The newer messaging protocol Signal, invented by cryptographers Moxie Marlinspike and Trevor Perrin in 2013, has both improved that key-switching trick and popularized perfect forward secrecy more than ever. Using a system it calls a “double ratchet,” Signal generates a new encryption key with every message, even those sent consecutively by the same person. (See our flow chart of how Signal’s encryption protocol works here.) For perfect forward secrecy to offer its intended protection in messaging apps, the user needs to periodically delete their decrypted messages or move them to a more secure device. Signal recently added a feature to allow self-destructing messages, which takes care of that for you.
More Than Messages
But while practically every modern encrypted messaging app uses perfect forward secrecy, its integration into web encryption has been far spottier. Every modern browser is capable of initiating perfect forward secrecy with a compatible HTTPS-encrypted site. But for now, not every HTTPS site is capable of playing along with that key-switching game. Amazon, Etsy, and most popular e-commerce sites, for instance, are equipped to use modes of encryption that include perfect forward secrecy. But other sites, including even financial websites like Fidelity.com and Chase.com, don’t use the feature in every case, according to results of a testing tool provided online by the SSL-focused security firm Qualys. You can use Qualys’s tool to check any HTTPS site for perfect forward secrecy here.

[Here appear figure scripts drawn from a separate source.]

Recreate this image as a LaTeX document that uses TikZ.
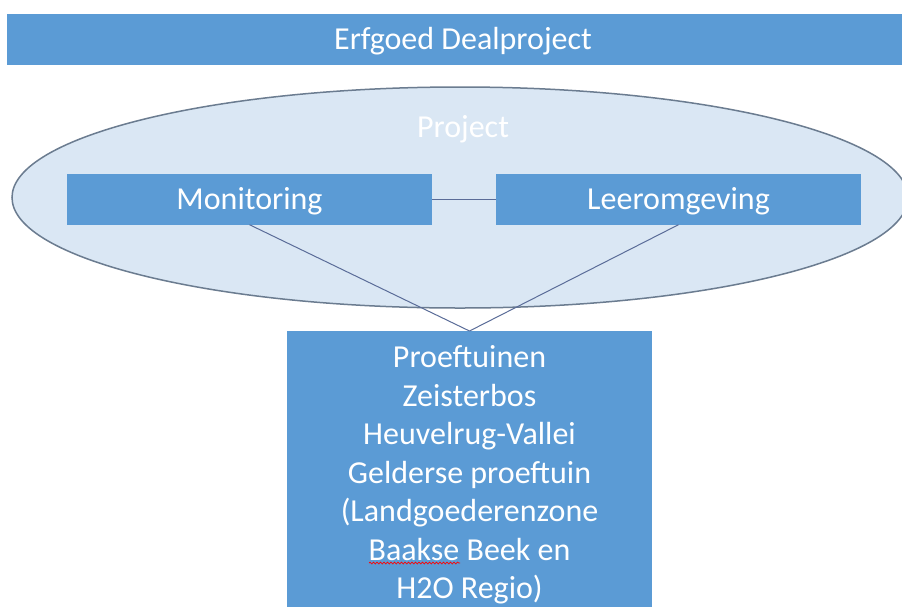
\documentclass[tikz,border=0pt]{standalone}
\usepackage{fontspec}
\setmainfont{Carlito}
\usetikzlibrary{decorations.pathmorphing}
\definecolor{boxblue}{HTML}{5B9BD5}
\definecolor{ellfill}{HTML}{DAE7F4}
\definecolor{elldraw}{HTML}{6B7C90}
\definecolor{linkcol}{HTML}{5A6C98}
\tikzset{
  bluebox/.style={fill=boxblue, draw=none, inner sep=0pt, text=white,
    font=\fontsize{32}{38.5}\selectfont, text height=20.5pt, text depth=0pt},
  link/.style={draw=linkcol, line width=1pt},
}
\begin{document}
\begin{tikzpicture}[x=1pt,y=-1pt]
\useasboundingbox (0,0) rectangle (902,606);
\clip (0,0) rectangle (902,606);
\fill[white] (0,0) rectangle (902,606);
% title bar
\node[bluebox, minimum width=912pt, minimum height=51.5pt] (title) at (463,39.25) {Erfgoed Dealproject};
% ellipse
\draw[fill=ellfill, draw=elldraw, line width=1.5pt] (460,197.5) ellipse [x radius=448, y radius=110.5];
\node[text=white, font=\fontsize{32}{38.5}\selectfont, anchor=base] (project) at (463,137) {Project};
% boxes
\node[bluebox, minimum width=365pt, minimum height=50.5pt] (mon) at (249.5,199.25) {Monitoring};
\node[bluebox, minimum width=365pt, minimum height=50.5pt] (leer) at (678.5,199.25) {Leeromgeving};
\draw[link] (mon.east) -- (leer.west);
\node[fill=boxblue, inner sep=0pt, text=white, align=center,
  font=\fontsize{32}{38.5}\selectfont,
  minimum width=365pt, minimum height=288pt, anchor=north] (proef) at (469.5,331)
  {Proeftuinen\\Zeisterbos\\Heuvelrug-Vallei\\Gelderse proeftuin\\(Landgoederenzone\\Baakse Beek en\\H2O Regio)};
\draw[link] (mon.south) -- (proef.north);
\draw[link] (leer.south) -- (proef.north);
% spelling squiggle
\draw[red, line width=0.7pt, decorate, decoration={snake, amplitude=0.9pt, segment length=3.5pt}] (369,563) -- (460,563);
\end{tikzpicture}
\end{document}
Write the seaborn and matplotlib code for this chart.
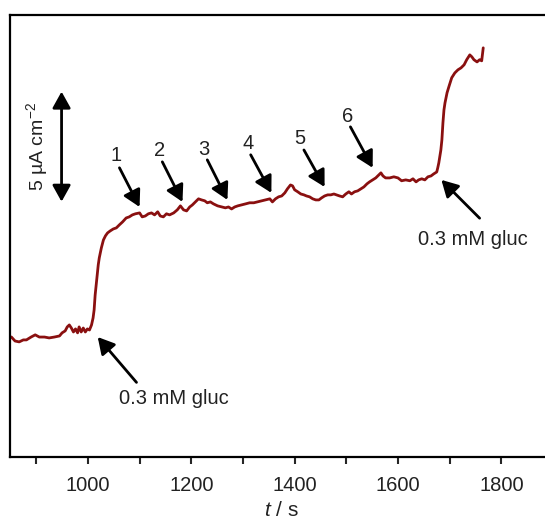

The threat of hackers who collect and record encrypted messages or web traffic over time and then decrypt that data later is more than theoretical paranoia. That kind of so-called “upstream” collection is common practice for intelligence agencies like the NSA, which has both tapped undersea cables and partnered with telecom firms to grab data en masse as it flows across the internet. In authoritarian countries that have tighter, more repressive surveillance of the internet, the need for perfect forward secrecy is even greater. “For countries that have both a national internet service provider and a repressive regime, this sort of interception isn’t just possible, it’s trivial,” says Parker Higgins, an activist with the Electronic Frontier Foundation.
All of which means it’s important to consider not just whether your communications are encrypted, but how: When your device is stolen, hacked, or seized, you may be glad you didn’t trust years worth of your collected secrets to a single, not-so-secret key.